**Objective:**
The listing below holds a line with "What matplotlib code" and a later line with "from matplotlib.ticker import". Write out those two lines and every line between them, exactly, and nothing else.

**Data shown:**
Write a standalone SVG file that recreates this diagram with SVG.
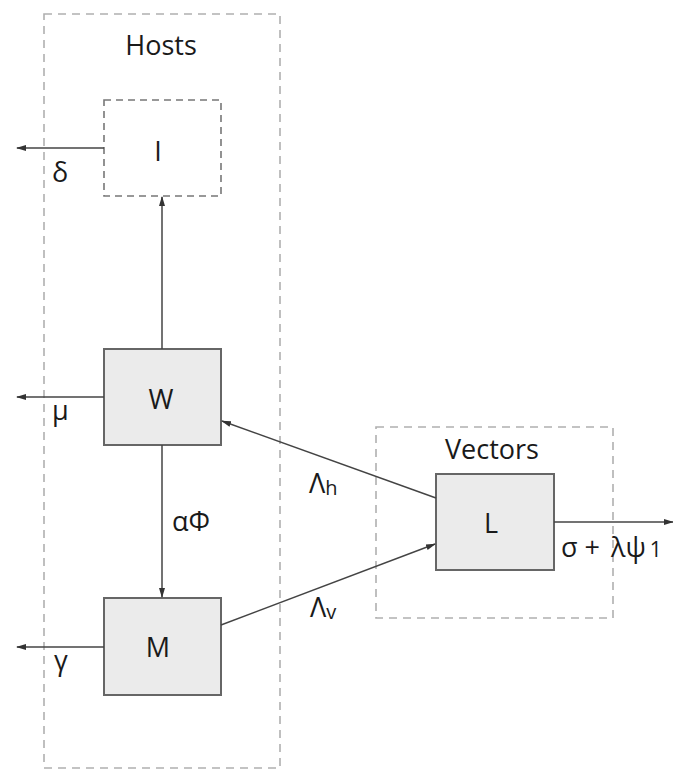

--

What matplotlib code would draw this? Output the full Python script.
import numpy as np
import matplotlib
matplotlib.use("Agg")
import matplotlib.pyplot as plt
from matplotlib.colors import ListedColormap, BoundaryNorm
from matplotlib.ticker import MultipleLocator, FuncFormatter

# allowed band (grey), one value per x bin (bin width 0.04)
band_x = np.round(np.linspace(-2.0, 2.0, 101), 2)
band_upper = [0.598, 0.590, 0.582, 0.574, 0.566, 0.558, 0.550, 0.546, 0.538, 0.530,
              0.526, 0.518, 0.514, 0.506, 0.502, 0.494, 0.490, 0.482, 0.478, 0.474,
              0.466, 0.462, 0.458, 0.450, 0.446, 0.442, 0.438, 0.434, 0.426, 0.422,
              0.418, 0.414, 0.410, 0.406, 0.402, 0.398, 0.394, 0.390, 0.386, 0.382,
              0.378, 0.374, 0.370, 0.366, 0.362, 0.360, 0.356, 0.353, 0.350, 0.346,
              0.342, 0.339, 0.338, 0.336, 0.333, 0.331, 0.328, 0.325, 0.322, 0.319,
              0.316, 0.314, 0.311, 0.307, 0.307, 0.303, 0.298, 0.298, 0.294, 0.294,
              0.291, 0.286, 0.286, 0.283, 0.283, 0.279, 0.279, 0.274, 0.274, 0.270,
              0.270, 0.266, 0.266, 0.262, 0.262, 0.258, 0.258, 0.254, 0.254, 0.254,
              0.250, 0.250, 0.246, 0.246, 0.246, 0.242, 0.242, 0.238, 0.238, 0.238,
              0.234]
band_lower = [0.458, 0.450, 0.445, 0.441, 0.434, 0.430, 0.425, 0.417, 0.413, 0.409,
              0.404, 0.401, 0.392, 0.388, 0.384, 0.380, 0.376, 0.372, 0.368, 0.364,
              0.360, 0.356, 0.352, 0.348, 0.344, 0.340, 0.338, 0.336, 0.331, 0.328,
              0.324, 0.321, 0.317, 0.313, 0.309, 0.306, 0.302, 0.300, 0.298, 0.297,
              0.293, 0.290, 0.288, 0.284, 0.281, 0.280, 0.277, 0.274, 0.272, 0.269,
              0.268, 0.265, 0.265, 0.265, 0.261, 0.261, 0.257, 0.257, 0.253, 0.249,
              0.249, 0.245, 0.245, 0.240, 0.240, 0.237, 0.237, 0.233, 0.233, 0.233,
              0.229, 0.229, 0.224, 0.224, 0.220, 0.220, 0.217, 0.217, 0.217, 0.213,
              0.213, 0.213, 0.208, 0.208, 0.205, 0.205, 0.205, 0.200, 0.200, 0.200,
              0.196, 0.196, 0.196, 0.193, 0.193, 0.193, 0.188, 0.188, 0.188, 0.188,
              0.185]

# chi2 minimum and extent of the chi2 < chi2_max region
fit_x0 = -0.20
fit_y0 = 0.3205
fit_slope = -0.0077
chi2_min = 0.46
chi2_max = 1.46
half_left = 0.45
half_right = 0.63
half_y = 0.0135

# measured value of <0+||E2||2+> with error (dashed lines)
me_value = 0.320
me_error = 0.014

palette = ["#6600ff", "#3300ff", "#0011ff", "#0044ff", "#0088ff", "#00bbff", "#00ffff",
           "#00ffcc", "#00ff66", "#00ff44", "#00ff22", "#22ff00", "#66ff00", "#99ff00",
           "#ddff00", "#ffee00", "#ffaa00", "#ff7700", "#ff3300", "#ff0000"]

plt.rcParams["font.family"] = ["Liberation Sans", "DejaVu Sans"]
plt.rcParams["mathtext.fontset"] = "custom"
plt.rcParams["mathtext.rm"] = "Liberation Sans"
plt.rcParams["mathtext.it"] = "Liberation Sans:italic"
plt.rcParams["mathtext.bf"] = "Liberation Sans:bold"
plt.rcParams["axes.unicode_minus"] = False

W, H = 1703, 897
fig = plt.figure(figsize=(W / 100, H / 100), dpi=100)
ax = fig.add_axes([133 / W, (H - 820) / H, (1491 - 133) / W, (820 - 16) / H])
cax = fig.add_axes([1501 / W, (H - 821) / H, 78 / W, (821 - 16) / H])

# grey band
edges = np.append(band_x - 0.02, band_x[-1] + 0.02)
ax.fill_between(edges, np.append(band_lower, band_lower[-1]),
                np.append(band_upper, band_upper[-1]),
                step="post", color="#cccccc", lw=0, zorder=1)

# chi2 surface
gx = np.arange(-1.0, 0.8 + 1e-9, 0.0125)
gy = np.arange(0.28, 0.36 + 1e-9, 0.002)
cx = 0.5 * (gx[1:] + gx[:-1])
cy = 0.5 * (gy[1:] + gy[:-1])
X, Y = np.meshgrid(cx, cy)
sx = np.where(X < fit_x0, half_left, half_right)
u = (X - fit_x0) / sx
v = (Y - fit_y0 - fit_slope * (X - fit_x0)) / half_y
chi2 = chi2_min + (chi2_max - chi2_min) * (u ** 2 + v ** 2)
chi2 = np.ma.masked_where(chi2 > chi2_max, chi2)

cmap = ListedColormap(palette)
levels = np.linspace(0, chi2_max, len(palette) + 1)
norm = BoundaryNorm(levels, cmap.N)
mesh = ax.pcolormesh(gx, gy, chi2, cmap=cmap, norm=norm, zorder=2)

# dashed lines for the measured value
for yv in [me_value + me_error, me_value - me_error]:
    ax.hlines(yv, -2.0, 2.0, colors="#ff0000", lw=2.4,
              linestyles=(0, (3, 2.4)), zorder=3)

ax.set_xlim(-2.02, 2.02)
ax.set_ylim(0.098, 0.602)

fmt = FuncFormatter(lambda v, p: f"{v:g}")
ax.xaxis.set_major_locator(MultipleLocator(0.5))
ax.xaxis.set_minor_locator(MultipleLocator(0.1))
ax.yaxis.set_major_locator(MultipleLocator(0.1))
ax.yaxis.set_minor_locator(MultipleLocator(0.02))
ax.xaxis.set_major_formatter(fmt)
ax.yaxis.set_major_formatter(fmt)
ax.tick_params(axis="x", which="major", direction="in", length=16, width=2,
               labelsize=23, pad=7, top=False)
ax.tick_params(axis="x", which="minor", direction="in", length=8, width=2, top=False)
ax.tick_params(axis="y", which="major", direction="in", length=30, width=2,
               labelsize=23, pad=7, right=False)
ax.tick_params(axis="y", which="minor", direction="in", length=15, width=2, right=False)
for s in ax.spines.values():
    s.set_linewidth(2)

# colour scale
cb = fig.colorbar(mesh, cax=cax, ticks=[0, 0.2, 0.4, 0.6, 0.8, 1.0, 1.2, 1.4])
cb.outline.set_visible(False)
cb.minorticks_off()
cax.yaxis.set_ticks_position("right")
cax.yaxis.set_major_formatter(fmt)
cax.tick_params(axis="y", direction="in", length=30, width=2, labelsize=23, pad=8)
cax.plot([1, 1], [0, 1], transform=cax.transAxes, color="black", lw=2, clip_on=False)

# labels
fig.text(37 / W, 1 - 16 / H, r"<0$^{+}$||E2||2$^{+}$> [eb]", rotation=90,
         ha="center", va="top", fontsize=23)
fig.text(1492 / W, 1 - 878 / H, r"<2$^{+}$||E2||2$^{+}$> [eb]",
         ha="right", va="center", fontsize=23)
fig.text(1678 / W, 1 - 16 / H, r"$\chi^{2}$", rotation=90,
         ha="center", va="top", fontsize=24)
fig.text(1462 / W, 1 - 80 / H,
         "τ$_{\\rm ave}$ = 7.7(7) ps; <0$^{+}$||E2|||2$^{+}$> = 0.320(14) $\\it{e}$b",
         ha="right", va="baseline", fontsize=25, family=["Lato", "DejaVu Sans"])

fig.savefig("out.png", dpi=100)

**Response to this exercise:**
What matplotlib code would draw this? Output the full Python script.
import numpy as np
import matplotlib
matplotlib.use("Agg")
import matplotlib.pyplot as plt
from matplotlib.colors import ListedColormap, BoundaryNorm
from matplotlib.ticker import MultipleLocator, FuncFormatter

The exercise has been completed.